Roma, 30 mag. (askanews) – Il calo dei consumi delle carni bianche colpisce soprattutto il tacchino, che paga anche un dazio pesante sul fronte dei costi di produzione e di due anni di ridotta produzione a causa dell’epidemia aviaria. Sebbene il Veneto rimanga leader a livello nazionale per la carne del volatile, riuscendo a coprire la metà del totale prodotto, gli allevamenti regionali sono in calo: da 422 sono scesi a 392, gran parte dei quali in provincia di Verona (il 68%).
“Dopo anni di influenza aviaria, che ha colpito fortemente nel 2021 ed è continuata negli anni successivi, con parecchi focolai rilevati, le aziende sono ancora in forte difficoltà, in quanto hanno lavorato al 50% delle loro possibilità – sottolinea Diego Zoccante, vicepresidente della sezione di prodotto di Confagricoltura Veneto e presidente di quella veronese, oltre che presidente dell’Ava, Associazione veneta avicoltori – Anche i consumi sono in calo, almeno del 10%, mentre i prezzi pagati ai produttori restano invariati nonostante i rincari scattati nella grande distribuzione”.
Il risultato è un minor utile per i produttori, che devono far fronte a continui costi per gli adeguamenti delle strutture. Il decreto sulle misure di biosicurezza negli allevamenti avicoli, che entrerà in vigore il primo luglio, prevede infatti spazi adibiti per le pulcinaie in tutti i capannoni. Questo significa non solo costi più alti dal punto di vista strutturale, ma anche per la gestione, a cominciare dal riscaldamento. Un controsenso, peraltro, in questa fase di transizione ecologica, in cui si va verso un utilizzo minore di combustibili”.
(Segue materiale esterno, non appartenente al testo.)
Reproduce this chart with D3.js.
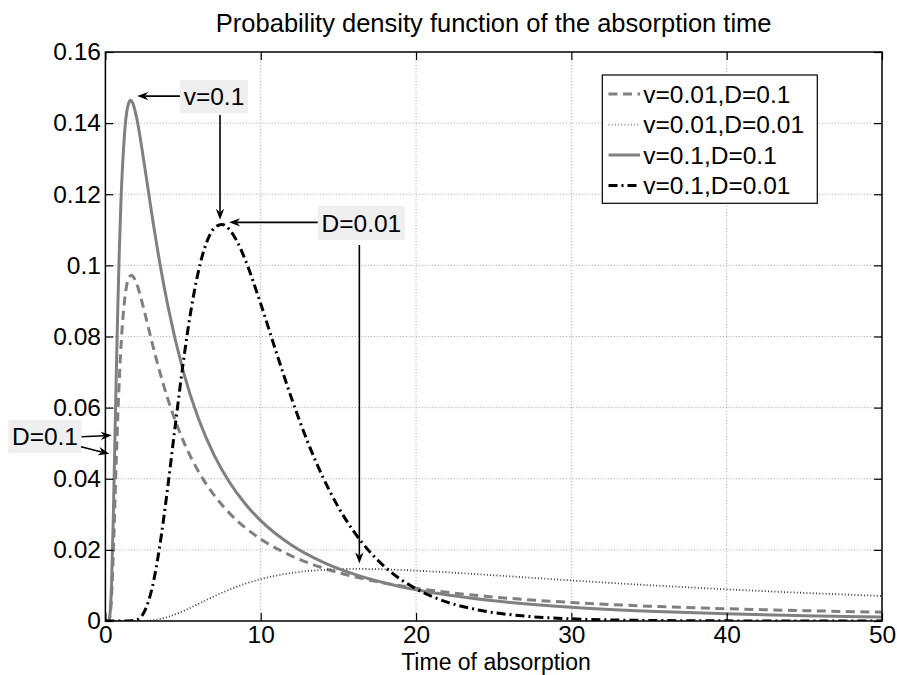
<!DOCTYPE html>
<html>
<head>
<meta charset="utf-8">
<script src="https://cdn.jsdelivr.net/npm/d3@7"></script>
<style>
  body { margin: 0; background: #fff; }
  svg text { font-family: "Liberation Sans", Arial, Helvetica, sans-serif; }
</style>
</head>
<body>
<svg id="chart" width="897" height="675"></svg>
<script>
// ---------------- data ----------------
const titleText = "Probability density function of the absorption time";
const xLabelText = "Time of absorption";

const xTicks = [0, 10, 20, 30, 40, 50];
const xTickLabels = ["0", "10", "20", "30", "40", "50"];
const yTicks = [0, 0.02, 0.04, 0.06, 0.08, 0.1, 0.12, 0.14, 0.16];
const yTickLabels = ["0", "0.02", "0.04", "0.06", "0.08", "0.1", "0.12", "0.14", "0.16"];

const seriesNames = ["v=0.01,D=0.1", "v=0.01,D=0.01", "v=0.1,D=0.1", "v=0.1,D=0.01"];

// v=0.01, D=0.1
const timeA = [0, 0.2, 0.3, 0.4, 0.5, 0.6, 0.7, 0.8, 0.9, 1, 1.25, 1.5, 1.67, 1.75, 2, 2.5, 3, 3.5, 4, 5, 6, 7, 8, 9, 10, 12, 14, 16, 18, 20, 25, 30, 35, 40, 45, 50];
const valsA = [0, 0.00004, 0.00137, 0.00716, 0.01787, 0.03129, 0.04501, 0.05759, 0.06827, 0.07696, 0.09079, 0.09638, 0.0972, 0.09705, 0.09495, 0.08723, 0.07838, 0.07006, 0.06269, 0.05081, 0.04200, 0.03537, 0.03026, 0.02625, 0.02304, 0.01827, 0.01492, 0.01248, 0.01064, 0.00921, 0.00675, 0.00521, 0.00418, 0.00345, 0.00291, 0.00249];

// v=0.01, D=0.01
const timeB = [0, 1.5, 2, 2.5, 3, 3.5, 4, 5, 6, 7, 8, 9, 10, 12, 14, 16, 18, 20, 22, 25, 30, 35, 40, 45, 50];
const valsB = [0, 0, 0.00001, 0.00005, 0.00021, 0.00056, 0.00111, 0.00277, 0.00483, 0.00694, 0.00885, 0.01048, 0.01177, 0.01352, 0.01437, 0.01464, 0.01452, 0.01417, 0.01369, 0.01286, 0.01141, 0.01007, 0.0089, 0.0079, 0.00704];

// v=0.1, D=0.1
const timeC = [0, 0.2, 0.3, 0.4, 0.5, 0.6, 0.7, 0.8, 0.9, 1, 1.25, 1.5, 1.62, 1.75, 2, 2.5, 3, 3.5, 4, 5, 6, 7, 8, 9, 10, 12, 14, 16, 18, 20, 25, 30, 35, 40, 45, 50];
const valsC = [0, 0.00006, 0.00213, 0.01111, 0.02768, 0.04834, 0.0694, 0.08852, 0.10475, 0.11775, 0.13806, 0.14565, 0.1464, 0.14576, 0.14172, 0.12859, 0.11413, 0.10075, 0.08905, 0.07042, 0.05678, 0.04664, 0.03893, 0.03295, 0.02821, 0.02129, 0.01655, 0.01318, 0.01069, 0.0088, 0.0057, 0.00389, 0.00276, 0.00201, 0.0015, 0.00113];

// v=0.1, D=0.01
const timeD = [0, 1, 1.5, 2, 2.5, 3, 3.5, 4, 4.5, 5, 5.5, 6, 6.5, 7, 7.5, 8, 8.5, 9, 10, 11, 12, 13, 14, 15, 16, 17, 18, 20, 22, 24, 27, 30, 35, 40, 45, 50];
const valsD = [0, 0, 0.00001, 0.00034, 0.00257, 0.00915, 0.02106, 0.03717, 0.05505, 0.07229, 0.08712, 0.09854, 0.10626, 0.11044, 0.11152, 0.11001, 0.10653, 0.10162, 0.0892, 0.07558, 0.06244, 0.05061, 0.04047, 0.032, 0.02511, 0.01958, 0.01519, 0.00904, 0.00532, 0.00311, 0.00138, 0.00061, 0.00016, 0.00004, 0.00001, 0];

// annotation labels and their anchor points (data units)
const annoLabels = ["v=0.1", "D=0.01", "D=0.1"];
const annoBoxes = [[4.80, 0.1521, 9.18, 0.1428], [13.67, 0.1167, 19.29, 0.1071], [-6.25, 0.0565, -1.53, 0.0472]];
const annoArrows = [
  [4.80, 0.1476, 2.05, 0.1476],
  [7.38, 0.1423, 7.38, 0.1128],
  [13.67, 0.1121, 7.96, 0.1121],
  [16.35, 0.1057, 16.35, 0.0162],
  [-1.53, 0.0518, 0.41, 0.0522],
  [-1.57, 0.0490, 0.25, 0.0470]
];

// ---------------- styles ----------------
const seriesStyles = [
  { stroke: "#808080", width: 3, dash: "9,5.5" },
  { stroke: "#3a3a3a", width: 1.8, dash: "1,2.2" },
  { stroke: "#808080", width: 3, dash: null },
  { stroke: "#000000", width: 3, dash: "9,4,2,4" }
];
const FONT = 24.5;

// ---------------- drawing ----------------
const svg = d3.select("#chart");
const plot = { left: 105.4, right: 882, top: 52, bottom: 621 };
const x = d3.scaleLinear().domain([0, 50]).range([plot.left, plot.right]);
const y = d3.scaleLinear().domain([0, 0.16]).range([plot.bottom, plot.top]);

svg.append("rect").attr("width", 897).attr("height", 675).attr("fill", "#fff");

// grid
const grid = svg.append("g").attr("stroke", "#a0a0a0").attr("stroke-width", 1).attr("stroke-dasharray", "1,2.2");
grid.selectAll("line.gx").data(xTicks.slice(1, -1)).join("line")
  .attr("x1", d => x(d)).attr("x2", d => x(d)).attr("y1", plot.top).attr("y2", plot.bottom);
grid.selectAll("line.gy").data(yTicks.slice(1, -1)).join("line")
  .attr("y1", d => y(d)).attr("y2", d => y(d)).attr("x1", plot.left).attr("x2", plot.right);

// curves
svg.append("clipPath").attr("id", "clip").append("rect")
  .attr("x", plot.left).attr("y", plot.top).attr("width", plot.right - plot.left).attr("height", plot.bottom - plot.top);

const seriesData = [
  d3.zip(timeA, valsA), d3.zip(timeB, valsB), d3.zip(timeC, valsC), d3.zip(timeD, valsD)
];
const line = d3.line().x(d => x(d[0])).y(d => y(d[1])).curve(d3.curveMonotoneX);
const curves = svg.append("g").attr("clip-path", "url(#clip)");
seriesData.forEach((data, i) => {
  const s = seriesStyles[i];
  curves.append("path").datum(data).attr("d", line)
    .attr("fill", "none").attr("stroke", s.stroke).attr("stroke-width", s.width)
    .attr("stroke-dasharray", s.dash).attr("stroke-linejoin", "round");
});

// axes
function styleAxis(g) {
  g.select(".domain").remove();
  g.attr("font-size", FONT).attr("font-family", null);
  g.selectAll(".tick line").attr("stroke", "#000").attr("stroke-width", 1.2);
  g.selectAll(".tick text").attr("fill", "#000");
}
svg.append("g").attr("transform", `translate(0,${plot.bottom})`)
  .call(d3.axisBottom(x).tickValues(xTicks).tickFormat((d, i) => xTickLabels[i]).tickSize(-8).tickPadding(5))
  .call(styleAxis);
svg.append("g").attr("transform", `translate(${plot.left},0)`)
  .call(d3.axisLeft(y).tickValues(yTicks).tickFormat((d, i) => yTickLabels[i]).tickSize(-8).tickPadding(4.5))
  .call(styleAxis);
svg.append("g").attr("transform", `translate(0,${plot.top})`)
  .call(d3.axisTop(x).tickValues(xTicks).tickFormat("").tickSize(-8))
  .call(styleAxis);
svg.append("g").attr("transform", `translate(${plot.right},0)`)
  .call(d3.axisRight(y).tickValues(yTicks).tickFormat("").tickSize(-8))
  .call(styleAxis);

svg.append("rect").attr("x", plot.left).attr("y", plot.top)
  .attr("width", plot.right - plot.left).attr("height", plot.bottom - plot.top)
  .attr("fill", "none").attr("stroke", "#000").attr("stroke-width", 1.5);

// title and label
svg.append("text").attr("x", (plot.left + plot.right) / 2).attr("y", 32.3)
  .attr("text-anchor", "middle").attr("font-size", 25.5).attr("fill", "#000").text(titleText);
svg.append("text").attr("x", 496).attr("y", 669.8)
  .attr("text-anchor", "middle").attr("font-size", 23).attr("fill", "#000").text(xLabelText);

// legend
const lg = svg.append("g");
lg.append("rect").attr("x", 602.3).attr("y", 75).attr("width", 215).attr("height", 128.3)
  .attr("fill", "#fff").attr("stroke", "#000").attr("stroke-width", 1.2);
seriesNames.forEach((name, i) => {
  const s = seriesStyles[i];
  const base = 102.7 + i * 30.45;
  lg.append("line").attr("x1", 608.5).attr("x2", 640).attr("y1", base - 8.6).attr("y2", base - 8.6)
    .attr("stroke", i === 1 ? "#8a8a8a" : s.stroke).attr("stroke-width", s.width).attr("stroke-dasharray", s.dash);
  lg.append("text").attr("x", 643.3).attr("y", base).attr("font-size", FONT).attr("fill", "#000").text(name);
});

// annotations
const ann = svg.append("g");
annoBoxes.forEach((b, i) => {
  const x0 = x(b[0]), x1 = x(b[2]), y0 = y(b[1]), y1 = y(b[3]);
  ann.append("rect").attr("x", x0).attr("y", y0).attr("width", x1 - x0).attr("height", y1 - y0)
    .attr("fill", "#efefef");
  ann.append("text").attr("x", (x0 + x1) / 2).attr("y", (y0 + y1) / 2).attr("dy", "0.36em")
    .attr("text-anchor", "middle").attr("font-size", FONT).attr("fill", "#000").text(annoLabels[i]);
});
annoArrows.forEach(a => {
  const x1 = x(a[0]), y1 = y(a[1]), x2 = x(a[2]), y2 = y(a[3]);
  const ang = Math.atan2(y2 - y1, x2 - x1);
  const L = 11, w = 4.2, c = Math.cos(ang), s = Math.sin(ang);
  ann.append("line").attr("x1", x1).attr("y1", y1)
    .attr("x2", x2 - (L - 3) * c).attr("y2", y2 - (L - 3) * s)
    .attr("stroke", "#000").attr("stroke-width", 1.6);
  const bx = x2 - L * c, by = y2 - L * s;
  const nx = x2 - 0.7 * L * c, ny = y2 - 0.7 * L * s;
  const p = d3.path();
  p.moveTo(x2, y2);
  p.lineTo(bx - w * s, by + w * c);
  p.lineTo(nx, ny);
  p.lineTo(bx + w * s, by - w * c);
  p.closePath();
  ann.append("path").attr("d", p.toString()).attr("fill", "#000");
});
</script>
</body>
</html>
Per quanto riguarda l’aviaria il periodo è tranquillo: il costante monitoraggio negli allevamenti e nei selvatici ha portato ad un rischio molto basso di diffusione del virus. La preoccupazione è alta, invece, anche per le regole restrittive approvate dall’Ue in materia di emissioni industriali, che ha incluso gli allevamenti di suini e avicoli.